To simplify square roots, we must break down the numbers into their prime factors and look for perfect squares within those. The prime factorization method helps in doing this. For instance, with the number 8, we have the prime factors 2, 2, and 2. Meanwhile, the expression \(y^5\) can be rewritten as \(y^2 \cdot y^2 \cdot y\). By grouping these factors into pairs, we can easily identify which portions can be taken out of the square root.

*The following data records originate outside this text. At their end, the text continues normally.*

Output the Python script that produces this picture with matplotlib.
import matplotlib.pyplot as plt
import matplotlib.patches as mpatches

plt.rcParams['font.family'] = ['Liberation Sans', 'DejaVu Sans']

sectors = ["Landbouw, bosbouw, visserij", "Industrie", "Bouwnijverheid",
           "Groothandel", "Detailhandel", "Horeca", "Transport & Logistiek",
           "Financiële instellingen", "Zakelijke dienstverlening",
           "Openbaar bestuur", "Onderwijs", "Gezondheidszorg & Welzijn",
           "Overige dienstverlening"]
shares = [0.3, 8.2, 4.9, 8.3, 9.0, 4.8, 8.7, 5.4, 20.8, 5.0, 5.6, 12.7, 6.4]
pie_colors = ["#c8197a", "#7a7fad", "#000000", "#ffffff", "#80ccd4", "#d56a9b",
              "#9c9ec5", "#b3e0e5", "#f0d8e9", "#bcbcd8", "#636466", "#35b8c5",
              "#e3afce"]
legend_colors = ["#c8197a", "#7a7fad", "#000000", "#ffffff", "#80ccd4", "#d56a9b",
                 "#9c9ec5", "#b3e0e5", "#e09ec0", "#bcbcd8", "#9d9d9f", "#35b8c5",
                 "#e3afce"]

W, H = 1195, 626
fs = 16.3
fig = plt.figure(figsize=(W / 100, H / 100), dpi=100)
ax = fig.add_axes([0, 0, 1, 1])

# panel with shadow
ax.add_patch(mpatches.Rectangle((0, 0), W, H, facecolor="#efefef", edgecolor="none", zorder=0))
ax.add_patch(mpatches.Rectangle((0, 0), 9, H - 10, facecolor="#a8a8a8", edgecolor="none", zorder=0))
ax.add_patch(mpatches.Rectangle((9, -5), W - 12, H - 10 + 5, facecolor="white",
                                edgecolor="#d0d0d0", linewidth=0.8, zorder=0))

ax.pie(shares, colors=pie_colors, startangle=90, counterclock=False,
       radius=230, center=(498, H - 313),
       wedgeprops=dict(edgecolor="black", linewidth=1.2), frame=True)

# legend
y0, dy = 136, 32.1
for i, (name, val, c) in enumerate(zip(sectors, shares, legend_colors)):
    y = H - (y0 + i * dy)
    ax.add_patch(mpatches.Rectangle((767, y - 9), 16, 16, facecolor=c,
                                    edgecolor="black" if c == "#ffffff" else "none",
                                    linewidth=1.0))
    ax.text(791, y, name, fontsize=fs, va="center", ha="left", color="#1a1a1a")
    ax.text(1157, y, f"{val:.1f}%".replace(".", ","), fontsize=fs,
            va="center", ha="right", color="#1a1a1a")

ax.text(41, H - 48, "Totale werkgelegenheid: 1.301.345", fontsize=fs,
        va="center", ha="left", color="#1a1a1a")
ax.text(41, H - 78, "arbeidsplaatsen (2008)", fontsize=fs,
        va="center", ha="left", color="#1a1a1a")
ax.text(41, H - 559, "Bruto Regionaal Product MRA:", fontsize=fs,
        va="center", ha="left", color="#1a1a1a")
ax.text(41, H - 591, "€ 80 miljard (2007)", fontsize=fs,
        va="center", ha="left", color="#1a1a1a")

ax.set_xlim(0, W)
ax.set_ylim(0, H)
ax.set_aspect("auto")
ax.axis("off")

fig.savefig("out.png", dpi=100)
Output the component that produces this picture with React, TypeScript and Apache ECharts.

When simplifying \(\sqrt{8y^5}\), we notice that \(8 = 2 \cdot 2 \cdot 2\), which allows us to take out \(2\) from the square root. For \(y^5\), we can simplify it by taking out \(y^2\), leaving \(2y^2\sqrt{2y}\). This process helps in reducing the complexity of our expressions, making further operations like multiplication much easier.

Multiplying radicals involves handling the expressions both inside and outside the square root separately. Once each radical is simplified, the process can become straightforward. For example, to multiply \(2y^2\sqrt{2y}\) by \(2y\sqrt{10}\), take the following into account:

• Multiply the constants and the variable components outside the square roots: \(2y^2 \cdot 2y = 4y^3\).
• Multiply the terms inside the square roots: \(\sqrt{2y} \cdot \sqrt{10} = \sqrt{20y}\).

After multiplying, the result is \(4y^3\sqrt{20y}\). It's essential to multiply the terms inside the square roots together to form one expression under the square root, but be mindful of attempting simplifications whenever possible.

Prime factorization is a fundamental skill necessary for simplifying complex expressions like square roots. It involves breaking down a number into its prime components, which are numbers only divisible by 1 and themselves. Returning to our earlier example, 8 breaks down into 2, 2, and 2. This technique is useful when simplifying square roots, as it helps identify perfect squares.

Similarly, for the number 40, its prime factors are 2, 2, 2, and 5, pointing out that \(40 = 2^3 \cdot 5\). Identifying these factors allows us to simplify expressions such as \(\sqrt{40y^2}\) to \(2y\sqrt{10}\). Working with prime factors is a crucial step when dealing with radicals because it simplifies the process of recognizing which terms can be extracted from under the square root.